DATASET EXCERPT>
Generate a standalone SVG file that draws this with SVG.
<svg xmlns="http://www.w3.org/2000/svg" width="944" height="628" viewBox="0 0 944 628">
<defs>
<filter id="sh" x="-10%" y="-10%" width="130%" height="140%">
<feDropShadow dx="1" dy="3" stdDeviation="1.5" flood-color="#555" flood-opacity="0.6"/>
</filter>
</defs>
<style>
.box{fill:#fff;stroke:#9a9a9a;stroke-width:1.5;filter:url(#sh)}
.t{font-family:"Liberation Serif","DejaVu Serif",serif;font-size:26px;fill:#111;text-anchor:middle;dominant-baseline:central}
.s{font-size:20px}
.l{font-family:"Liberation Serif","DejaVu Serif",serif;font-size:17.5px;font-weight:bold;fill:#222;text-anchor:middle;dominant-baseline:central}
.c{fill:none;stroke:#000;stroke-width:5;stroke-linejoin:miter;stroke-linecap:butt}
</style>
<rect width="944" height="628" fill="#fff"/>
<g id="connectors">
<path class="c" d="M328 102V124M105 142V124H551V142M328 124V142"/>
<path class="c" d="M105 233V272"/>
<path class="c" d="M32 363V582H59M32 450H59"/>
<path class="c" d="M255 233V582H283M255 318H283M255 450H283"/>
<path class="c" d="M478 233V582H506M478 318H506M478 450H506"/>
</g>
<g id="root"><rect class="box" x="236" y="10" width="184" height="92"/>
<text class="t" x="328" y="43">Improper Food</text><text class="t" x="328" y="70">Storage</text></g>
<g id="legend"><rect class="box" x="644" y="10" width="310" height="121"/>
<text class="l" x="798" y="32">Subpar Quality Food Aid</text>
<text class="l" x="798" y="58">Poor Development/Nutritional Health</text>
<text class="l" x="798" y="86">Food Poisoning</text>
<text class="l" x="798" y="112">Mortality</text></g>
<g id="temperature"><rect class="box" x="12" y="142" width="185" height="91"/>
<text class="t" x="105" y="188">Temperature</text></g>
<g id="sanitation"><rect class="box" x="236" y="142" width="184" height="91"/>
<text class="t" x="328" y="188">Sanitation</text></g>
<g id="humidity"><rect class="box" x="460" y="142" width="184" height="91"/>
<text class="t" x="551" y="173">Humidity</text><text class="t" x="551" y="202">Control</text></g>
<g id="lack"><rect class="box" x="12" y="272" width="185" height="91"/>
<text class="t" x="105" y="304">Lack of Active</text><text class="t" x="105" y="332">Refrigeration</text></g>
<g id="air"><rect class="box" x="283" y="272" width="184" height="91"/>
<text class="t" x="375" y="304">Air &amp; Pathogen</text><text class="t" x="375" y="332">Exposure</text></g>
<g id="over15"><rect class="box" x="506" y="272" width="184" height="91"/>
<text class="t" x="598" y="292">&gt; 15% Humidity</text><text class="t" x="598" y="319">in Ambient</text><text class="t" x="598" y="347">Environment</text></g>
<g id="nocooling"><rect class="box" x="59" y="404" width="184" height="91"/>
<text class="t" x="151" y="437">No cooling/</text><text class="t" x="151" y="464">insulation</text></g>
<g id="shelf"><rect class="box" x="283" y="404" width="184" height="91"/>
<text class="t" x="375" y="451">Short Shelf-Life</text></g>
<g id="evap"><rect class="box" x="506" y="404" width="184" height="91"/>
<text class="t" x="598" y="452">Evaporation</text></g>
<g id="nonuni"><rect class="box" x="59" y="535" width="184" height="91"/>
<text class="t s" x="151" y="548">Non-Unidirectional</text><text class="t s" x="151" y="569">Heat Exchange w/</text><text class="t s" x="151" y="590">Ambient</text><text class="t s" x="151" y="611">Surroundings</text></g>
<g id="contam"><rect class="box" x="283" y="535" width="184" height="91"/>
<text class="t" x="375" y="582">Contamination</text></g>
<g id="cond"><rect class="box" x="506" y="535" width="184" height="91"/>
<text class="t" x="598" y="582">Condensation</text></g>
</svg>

TASK STATEMENT> All the data must be duplicated exactly, with nothing added or removed.

SOLUTION FOR THIS PROBLEM>
Generate a standalone SVG file that draws this with SVG.
<svg xmlns="http://www.w3.org/2000/svg" width="944" height="628" viewBox="0 0 944 628">
<defs>
<filter id="sh" x="-10%" y="-10%" width="130%" height="140%">
<feDropShadow dx="1" dy="3" stdDeviation="1.5" flood-color="#555" flood-opacity="0.6"/>
</filter>
</defs>
<style>
.box{fill:#fff;stroke:#9a9a9a;stroke-width:1.5;filter:url(#sh)}
.t{font-family:"Liberation Serif","DejaVu Serif",serif;font-size:26px;fill:#111;text-anchor:middle;dominant-baseline:central}
.s{font-size:20px}
.l{font-family:"Liberation Serif","DejaVu Serif",serif;font-size:17.5px;font-weight:bold;fill:#222;text-anchor:middle;dominant-baseline:central}
.c{fill:none;stroke:#000;stroke-width:5;stroke-linejoin:miter;stroke-linecap:butt}
</style>
<rect width="944" height="628" fill="#fff"/>
<g id="connectors">
<path class="c" d="M328 102V124M105 142V124H551V142M328 124V142"/>
<path class="c" d="M105 233V272"/>
<path class="c" d="M32 363V582H59M32 450H59"/>
<path class="c" d="M255 233V582H283M255 318H283M255 450H283"/>
<path class="c" d="M478 233V582H506M478 318H506M478 450H506"/>
</g>
<g id="root"><rect class="box" x="236" y="10" width="184" height="92"/>
<text class="t" x="328" y="43">Improper Food</text><text class="t" x="328" y="70">Storage</text></g>
<g id="legend"><rect class="box" x="644" y="10" width="310" height="121"/>
<text class="l" x="798" y="32">Subpar Quality Food Aid</text>
<text class="l" x="798" y="58">Poor Development/Nutritional Health</text>
<text class="l" x="798" y="86">Food Poisoning</text>
<text class="l" x="798" y="112">Mortality</text></g>
<g id="temperature"><rect class="box" x="12" y="142" width="185" height="91"/>
<text class="t" x="105" y="188">Temperature</text></g>
<g id="sanitation"><rect class="box" x="236" y="142" width="184" height="91"/>
<text class="t" x="328" y="188">Sanitation</text></g>
<g id="humidity"><rect class="box" x="460" y="142" width="184" height="91"/>
<text class="t" x="551" y="173">Humidity</text><text class="t" x="551" y="202">Control</text></g>
<g id="lack"><rect class="box" x="12" y="272" width="185" height="91"/>
<text class="t" x="105" y="304">Lack of Active</text><text class="t" x="105" y="332">Refrigeration</text></g>
<g id="air"><rect class="box" x="283" y="272" width="184" height="91"/>
<text class="t" x="375" y="304">Air &amp; Pathogen</text><text class="t" x="375" y="332">Exposure</text></g>
<g id="over15"><rect class="box" x="506" y="272" width="184" height="91"/>
<text class="t" x="598" y="292">&gt; 15% Humidity</text><text class="t" x="598" y="319">in Ambient</text><text class="t" x="598" y="347">Environment</text></g>
<g id="nocooling"><rect class="box" x="59" y="404" width="184" height="91"/>
<text class="t" x="151" y="437">No cooling/</text><text class="t" x="151" y="464">insulation</text></g>
<g id="shelf"><rect class="box" x="283" y="404" width="184" height="91"/>
<text class="t" x="375" y="451">Short Shelf-Life</text></g>
<g id="evap"><rect class="box" x="506" y="404" width="184" height="91"/>
<text class="t" x="598" y="452">Evaporation</text></g>
<g id="nonuni"><rect class="box" x="59" y="535" width="184" height="91"/>
<text class="t s" x="151" y="548">Non-Unidirectional</text><text class="t s" x="151" y="569">Heat Exchange w/</text><text class="t s" x="151" y="590">Ambient</text><text class="t s" x="151" y="611">Surroundings</text></g>
<g id="contam"><rect class="box" x="283" y="535" width="184" height="91"/>
<text class="t" x="375" y="582">Contamination</text></g>
<g id="cond"><rect class="box" x="506" y="535" width="184" height="91"/>
<text class="t" x="598" y="582">Condensation</text></g>
</svg>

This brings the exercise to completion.